Why OCCL Was Created

Composable Disaggregated Infrastructure (CDI) emerged as a category of Data Center and Edge infrastructure a few years ago.  Western Digital’s first product to be introduced into the CDI space is OpenFlex™ F3000, with which systems can be composed dynamically by carving out resources from disaggregated hardware pools, and then connecting those resources with a fabric.  Our fabric of choice for CDI is Ethernet, which is arguably the most ubiquitous and cost-effective networking technology of today’s Data Centers.  That is one of the main reasons why our NVMe-oF™ products are Ethernet based.

The current generation of our NVMe-oF products supports NVMe™/RoCE, and NVMe/TCP will soon be supported as well.

Open standard technologies rely heavily on well thought-out specifications that are built for interoperability.  However, no specification is perfect! The more layers involved in the specification, the more room the specification has for ambiguity, corner cases, and intricate patterns of dependency.  NVMe-oF and CDI are no exception to that.

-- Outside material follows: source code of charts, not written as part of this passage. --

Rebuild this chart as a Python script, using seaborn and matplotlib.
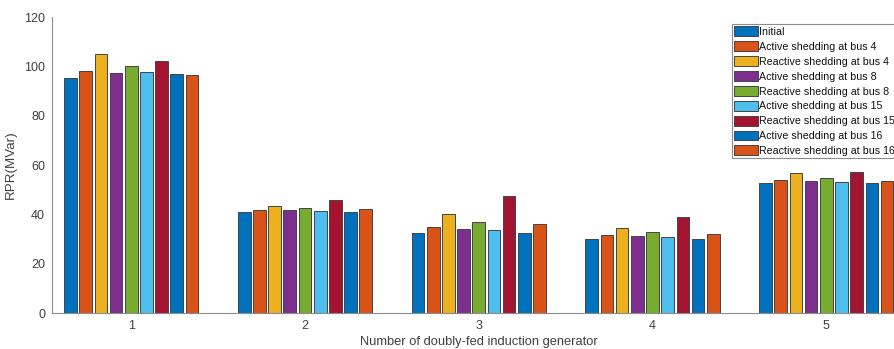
import matplotlib
matplotlib.use("Agg")
import matplotlib.pyplot as plt
import seaborn as sns
import pandas as pd

groups = ["1", "2", "3", "4", "5"]
series = ["Initial", "Active shedding at bus 4", "Reactive shedding at bus 4",
          "Active shedding at bus 8", "Reactive shedding at bus 8",
          "Active shedding at bus 15", "Reactive shedding at bus 15",
          "Active shedding at bus 16", "Reactive shedding at bus 16"]
initial = [95.4, 40.9, 32.3, 30.0, 52.6]
active4 = [98.2, 41.9, 34.7, 31.5, 53.8]
reactive4 = [105.0, 43.4, 40.0, 34.6, 56.6]
active8 = [97.2, 41.6, 34.2, 31.2, 53.4]
reactive8 = [100.0, 42.4, 36.9, 32.7, 54.7]
active15 = [97.6, 41.5, 33.8, 31.0, 53.2]
reactive15 = [102.0, 45.8, 47.3, 38.9, 57.0]
active16 = [97.0, 41.1, 32.4, 30.1, 52.7]
reactive16 = [96.6, 42.2, 35.9, 32.2, 53.5]
values = [initial, active4, reactive4, active8, reactive8,
          active15, reactive15, active16, reactive16]
colors = ["#0072BD", "#D95319", "#EDB120", "#7E2F8E", "#77AC30",
          "#4DBEEE", "#A2142F", "#0072BD", "#D95319"]

rows = []
for s, vals in zip(series, values):
    for g, v in zip(groups, vals):
        rows.append({"group": g, "series": s, "value": v})
df = pd.DataFrame(rows)

sns.set_style("white")
plt.rcParams["font.family"] = ["Liberation Sans", "DejaVu Sans"]

fig = plt.figure(figsize=(8.94, 3.49), dpi=100)
ax = fig.add_axes([52/894, 36/349, 853.5/894, 296/349])
sns.barplot(data=df, x="group", y="value", hue="series", order=groups,
            hue_order=series, palette=colors, width=0.787, gap=0.165,
            edgecolor="#444444", linewidth=0.7, saturation=1, ax=ax,
            legend=True, errorbar=None)

ax.set_axisbelow(False)
ax.set_xlim(-0.456, 4.456)
ax.set_ylim(0, 120)
ax.set_yticks(range(0, 121, 20))
txtc = "#404040"
ax.tick_params(axis="both", direction="in", length=5.5, width=0.7,
               color="#555555", labelsize=9.0, labelcolor=txtc, pad=5)
for side in ["top", "right"]:
    ax.spines[side].set_visible(False)
for side in ["left", "bottom"]:
    ax.spines[side].set_color("#8c8c8c")
    ax.spines[side].set_linewidth(0.8)
ax.set_ylabel("RPR(MVar)", fontsize=9.6, color=txtc, labelpad=5)
ax.set_xlabel("Number of doubly-fed induction generator", fontsize=9.3,
              color=txtc, labelpad=3)

leg = ax.legend(loc="upper left", bbox_to_anchor=(732/894, 1 - 24/349),
                bbox_transform=fig.transFigure, fontsize=7.7, frameon=True,
                fancybox=False, framealpha=1, edgecolor="#8c8c8c",
                handlelength=2.2, handleheight=1.05, handletextpad=0.15,
                labelspacing=0.4, borderpad=0.22, borderaxespad=0)
leg.get_frame().set_linewidth(0.8)
for t in leg.get_texts():
    t.set_color("#111111")

fig.savefig("out.png", dpi=100)
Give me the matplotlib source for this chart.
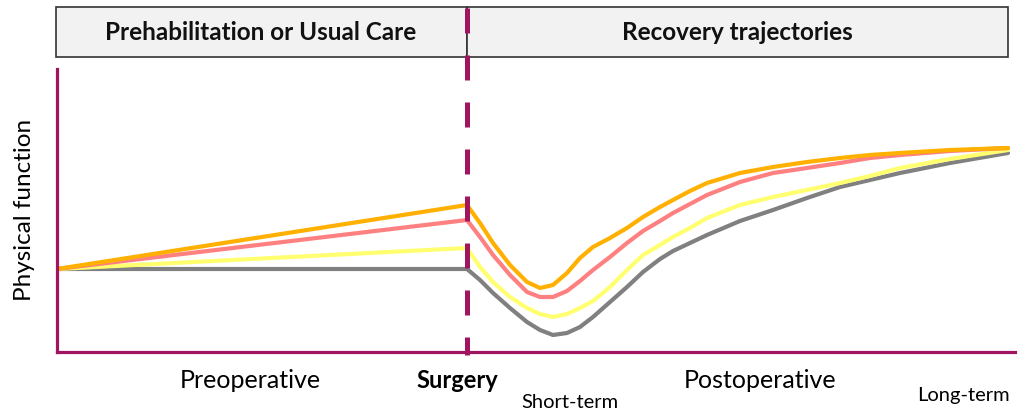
import matplotlib
matplotlib.use("Agg")
import matplotlib.pyplot as plt
from matplotlib.patches import Rectangle

plt.rcParams['font.family'] = ['Lato', 'DejaVu Sans']

# time (arbitrary units, surgery at 410) and physical function (arbitrary units)
surgery_t = 410
pre_t = [0, 410]
pre_orange = [83, 147]
pre_pink = [83, 132]
pre_yellow = [83, 104]
pre_gray = [83, 83]

post_t = [410, 423, 436, 453, 470, 483, 496, 510, 523, 536, 553, 570, 586,
          603, 616, 633, 650, 683, 716, 750, 783, 813, 843, 893, 951]
post_orange = [147, 129, 109, 87, 70, 64, 67, 79, 94, 105, 114, 124, 135,
               145, 152, 161, 169, 179, 185, 190, 194, 197, 199, 202, 204]
post_pink = [132, 115, 97, 77, 60, 55, 55, 61, 71, 82, 95, 109, 121,
             131, 139, 148, 157, 170, 179, 184, 189, 194, 197, 201, 204]
post_yellow = [104, 85, 70, 55, 44, 38, 35, 38, 44, 51, 65, 82, 97,
               107, 115, 124, 134, 147, 155, 162, 169, 176, 184, 193, 202]
post_gray = [83, 72, 59, 44, 30, 22, 17, 19, 25, 35, 50, 65, 80,
             93, 101, 109, 117, 131, 142, 154, 165, 172, 179, 189, 199]

colors = ["#808080", "#FFFF70", "#FF8080", "#FFB000"]
maroon = "#A0155F"

fig = plt.figure(figsize=(10.24, 4.12), dpi=100)

# overlay for header boxes and labels (pixel coords)
ov = fig.add_axes([0, 0, 1, 1], zorder=0)
ov.set_xlim(0, 1024)
ov.set_ylim(412, 0)
ov.axis("off")

ax = fig.add_axes([57 / 1024, (412 - 352) / 412, (1015 - 57) / 1024, (352 - 69) / 412], zorder=1)
ax.set_facecolor("none")
ax.set_xlim(0, 958)
ax.set_ylim(0, 283)

pre = [pre_gray, pre_yellow, pre_pink, pre_orange]
post = [post_gray, post_yellow, post_pink, post_orange]
for c, p, q in zip(colors, pre, post):
    ax.plot(pre_t, p, color=c, lw=3, solid_joinstyle="round", solid_capstyle="round")
    ax.plot(post_t, q, color=c, lw=3, solid_joinstyle="round", solid_capstyle="round")

# surgery marker, runs up through the header
ax.plot([surgery_t, surgery_t], [344, -3], color=maroon, lw=3.6,
        linestyle=(0, (5, 4.4)), clip_on=False, zorder=5)

for s in ["top", "right"]:
    ax.spines[s].set_visible(False)
for s in ["left", "bottom"]:
    ax.spines[s].set_color(maroon)
    ax.spines[s].set_linewidth(2.3)
ax.set_xticks([])
ax.set_yticks([])

# header boxes
ov.add_patch(Rectangle((56, 7), 411, 50, facecolor="#F2F2F2", edgecolor="#333333", lw=1.2))
ov.add_patch(Rectangle((467, 7), 541, 50, facecolor="#F2F2F2", edgecolor="#333333", lw=1.2))
ov.text(261, 32, "Prehabilitation or Usual Care", ha="center", va="center",
        fontsize=17.5, fontweight="bold", color="#111111")
ov.text(737, 32, "Recovery trajectories", ha="center", va="center",
        fontsize=17.5, fontweight="bold", color="#111111")

ov.text(25, 210, "Physical function", rotation=90, ha="center", va="center", fontsize=17.5)
ov.text(250, 381, "Preoperative", ha="center", va="center", fontsize=18)
ov.text(457, 381, "Surgery", ha="center", va="center", fontsize=17, fontweight="bold")
ov.text(570, 403, "Short-term", ha="center", va="center", fontsize=14.5)
ov.text(760, 381, "Postoperative", ha="center", va="center", fontsize=18)
ov.text(963, 396, "Long-term", ha="center", va="center", fontsize=14.5)

fig.savefig("out.png", dpi=100)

The Open Composable Compatability Lab (OCCL) was founded as a vendor-neutral lab to promote interoperability across fabric attached devices in an Open Composable ecosystem.  OCCL defines a set of compatibility test suites that are developed to help customers confidently select products that work well together.  OCCL is intended to provide an open environment to debug interoperability issues.

As the industry continues the journey of building fabric attached products, OCCL will work with standardization bodies to ensure standards are streamlined, comprehensive, and interoperable, using the learnings from open composable standards and products. 

OCCL is currently based in Western Digital’s Colorado Springs facility.